The Prophet, Kahlil Gibran
This is also a quarter bound leather case binding. Bound in goat skin from the Pergamena tannery in upstate NY. The paper is another one of mine from the marbling workshop we did. The top edge is decorated with graphite. This book is for sale. Please let me know if you are interested
Leather Case Binding
We have very recently started working with leather, building on the standard case binding structure but adding headcaps (see close up shot). Headcap formation remains a constant source of aggravation in my day. I am ready for spring break.

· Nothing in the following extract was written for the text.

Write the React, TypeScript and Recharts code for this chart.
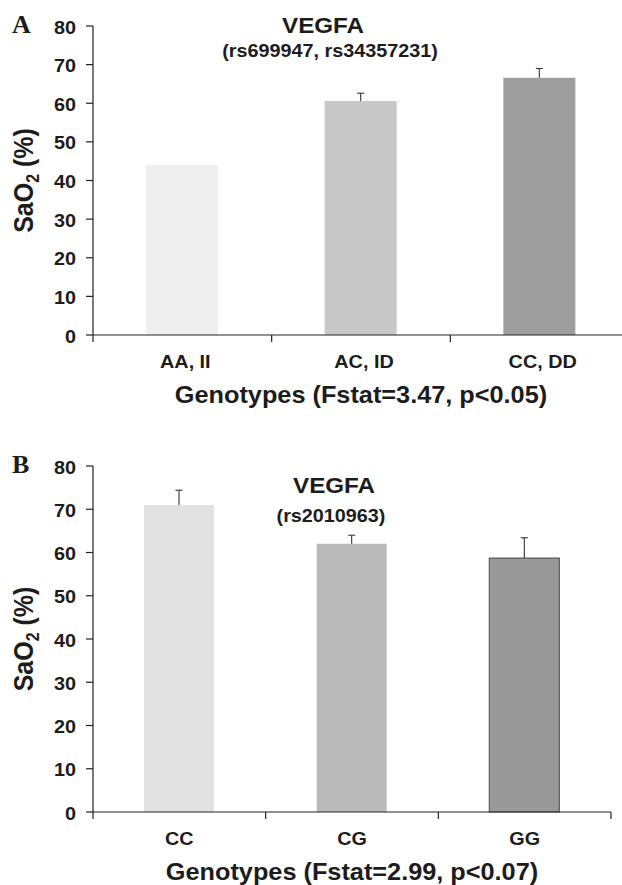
import React from 'react';
import { BarChart, Bar, XAxis, YAxis, Cell } from 'recharts';

// ---------- data ----------
const genotypesA = ['AA, II', 'AC, ID', 'CC, DD'];
const meansA = [44.0, 60.6, 66.6];
const errA = [0, 2.0, 2.4];
const colorsA = ['#efefef', '#c8c8c8', '#9e9e9e'];

const genotypesB = ['CC', 'CG', 'GG'];
const meansB = [71.0, 62.0, 58.7];
const errB = [3.4, 2.0, 4.7];
const colorsB = ['#e2e2e2', '#bababa', '#999999'];
const strokesB = ['none', 'none', '#5a5a5a'];

const yTicks = [0, 10, 20, 30, 40, 50, 60, 70, 80];

const SANS = '"Liberation Sans", Arial, Helvetica, sans-serif';
const SERIF = '"Liberation Serif", "Times New Roman", serif';
const INK = '#1c1c1c';
const AXIS = { stroke: '#222', strokeWidth: 1.2 };

type TxtProps = {
  x: number; y: number; size: number; anchor?: 'start' | 'middle' | 'end';
  family?: string; sx?: number; children?: React.ReactNode;
};
const Txt = ({ x, y, size, anchor = 'middle', family = SANS, sx = 1.1, children }: TxtProps) => (
  <text
    transform={`translate(${x},${y}) scale(${sx},1)`}
    x={0}
    y={0}
    textAnchor={anchor}
    fontSize={size}
    fontWeight="bold"
    fontFamily={family}
    fill={INK}
  >
    {children}
  </text>
);

const ErrShape = (props: any) => {
  const { x, y, width, height } = props;
  if (!height || height <= 0) return <g />;
  const cx = x + width / 2;
  return (
    <g stroke="#333" strokeWidth={1.1}>
      <line x1={cx} x2={cx} y1={y} y2={y + height} />
      <line x1={cx - 3.5} x2={cx + 3.5} y1={y} y2={y} />
    </g>
  );
};

const yTick = (props: any) => {
  const { x, y, payload } = props;
  return <Txt x={x} y={y + 7.5} size={18} anchor="end">{payload.value}</Txt>;
};

const yLabel = (props: any) => {
  const vb = props.viewBox || { x: 0, y: 0, width: 0, height: 0 };
  const cy = vb.y + vb.height / 2;
  return (
    <text
      transform={`translate(${vb.x + 33},${cy}) scale(1.1,1) rotate(-90)`}
      x={0}
      y={0}
      textAnchor="middle"
      fontSize={25}
      fontWeight="bold"
      fontFamily={SANS}
      fill={INK}
    >
      SaO
      <tspan fontSize={16} dy={5}>2</tspan>
      <tspan dy={-5}> (%)</tspan>
    </text>
  );
};

type PanelProps = {
  names: string[]; means: number[]; errs: number[]; fills: string[]; strokes?: string[];
  width: number; height: number; rightMargin: number; axisHeight: number;
  barSize: number; xTitle: string; tickDx: number;
};

const Panel = ({ names, means, errs, fills, strokes, width, height, rightMargin, axisHeight, barSize, xTitle, tickDx }: PanelProps) => {
  const data = names.map((g, i) => ({ genotype: g, mean: means[i], err: errs[i] }));
  const xTick = (props: any) => {
    const { x, y, payload, index, visibleTicksCount } = props;
    const count = visibleTicksCount || names.length;
    const half =
      payload && typeof payload.offset === 'number' && payload.offset > 0
        ? payload.offset
        : (props.width || 0) / (count * 2);
    const isLast = index === count - 1;
    return (
      <g>
        <line x1={x - half} x2={x - half} y1={y} y2={y + 7} {...AXIS} />
        {isLast && <line x1={x + half} x2={x + half} y1={y} y2={y + 7} {...AXIS} />}
        <Txt x={x + tickDx} y={y + 33} size={18}>{payload.value}</Txt>
      </g>
    );
  };
  const xLabel = (props: any) => {
    const vb = props.viewBox || { x: 0, y: 0, width: 0, height: 0 };
    return <Txt x={vb.x + vb.width / 2} y={vb.y + 68} size={23}>{xTitle}</Txt>;
  };
  return (
    <BarChart
      width={width}
      height={height}
      data={data}
      margin={{ top: 26, right: rightMargin, left: 0, bottom: 0 }}
    >
      <XAxis
        dataKey="genotype"
        type="category"
        height={axisHeight}
        interval={0}
        axisLine={AXIS}
        tickLine={false}
        tickSize={0}
        tickMargin={0}
        tick={xTick}
        label={{ content: xLabel }}
      />
      <YAxis
        type="number"
        domain={[0, 80]}
        ticks={yTicks}
        interval={0}
        width={93}
        tickSize={7}
        tickMargin={10}
        axisLine={AXIS}
        tickLine={AXIS}
        tick={yTick}
        label={{ content: yLabel }}
      />
      <Bar dataKey="mean" stackId="s" barSize={barSize} isAnimationActive={false}>
        {data.map((d, i) => (
          <Cell
            key={d.genotype}
            fill={fills[i]}
            stroke={strokes ? strokes[i] : 'none'}
            strokeWidth={strokes && strokes[i] !== 'none' ? 1.2 : 0}
          />
        ))}
      </Bar>
      <Bar dataKey="err" stackId="s" barSize={barSize} shape={ErrShape} isAnimationActive={false} />
    </BarChart>
  );
};

export default function App() {
  return (
    <div
      style={{
        position: 'absolute',
        left: 0,
        top: 0,
        width: 622,
        height: 885,
        overflow: 'hidden',
        background: '#fff',
      }}
    >
      <div style={{ position: 'absolute', left: 0, top: 0 }}>
        <Panel
          names={genotypesA}
          means={meansA}
          errs={errA}
          fills={colorsA}
          width={629}
          height={440}
          rightMargin={0}
          axisHeight={105}
          barSize={72}
          xTitle="Genotypes (Fstat=3.47, p<0.05)"
          tickDx={3}
        />
      </div>
      <div style={{ position: 'absolute', left: 0, top: 440 }}>
        <Panel
          names={genotypesB}
          means={meansB}
          errs={errB}
          fills={colorsB}
          strokes={strokesB}
          width={622}
          height={445}
          rightMargin={11}
          axisHeight={73}
          barSize={70}
          xTitle="Genotypes (Fstat=2.99, p<0.07)"
          tickDx={0}
        />
      </div>
      <svg
        width={622}
        height={885}
        style={{ position: 'absolute', left: 0, top: 0, pointerEvents: 'none' }}
      >
        <Txt x={12} y={33} size={26} anchor="start" family={SERIF} sx={1}>A</Txt>
        <Txt x={323} y={33} size={22}>VEGFA</Txt>
        <Txt x={330} y={56.5} size={18}>(rs699947, rs34357231)</Txt>
        <Txt x={12} y={473} size={26} anchor="start" family={SERIF} sx={1}>B</Txt>
        <Txt x={334} y={493} size={22}>VEGFA</Txt>
        <Txt x={331} y={522} size={18}>(rs2010963)</Txt>
      </svg>
    </div>
  );
}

Moby Dick in a full cloth case binding with parchment onlays
Making all these blank books can get kinda boring. Even though most of our training around the bindery is technical, it’s nice to get to put the creative side of my brain to work for a change. Despite the fact that Jeff is constantly reminding us that we are craftsmen, not artists, and this is not art school. I had a lot of fun making this; I know the design is a bit trite, but whatever. The onlays are done by cutting the design out of 20pt (card stock), then laminating that to the boards. The book is then covered in the usual way and the cloth is carefully worked into the design. The onlay has to be cut exactly to fit inside the impression and glued in place carefully. Then you, to quote my instructor, “press the shit out of it. ” Finally you go home and stay up all night worrying that maybe the onlay slipped out of position, or expanded too much from the glue while in the press. Stay tuned for fancy leather bindings, an austere existential rebinding and maybe some fun repair projects.
We spent the last few months looking at variations on the theme of case binding. We looked at different endpapers, headbands, covering styles and so on. Our assignment here was to make a set showing all the different features. I found this assignment very helpful as a way of understanding when the different features are useful and most efficient. I also very much enjoyed thinking through production methods trying to figure how to get this done without spinning my wheels too much. I think I am just now realizing, while I dont particularly care for the case binding, it is a very important structure in the development of my skill.
People usually look at this book and say something like “oh, I didn’t know you made real books” Its a funny reply but I understand. This really is the style most people are used to seeing on their bookshelves. It is called a case binding and became popular sometime around the turn of 19th century. The name comes from the fact that the case or cover and the text block (the pages sewn together) are made separately and later attached via an extremely imprecise process known as “Casing In.” As opposed sewing the boards on to the text block and covering them after the fact, as in fine binding. The cloth is Iris Bookcloth and the text block is made from Fabriano Sketch paper.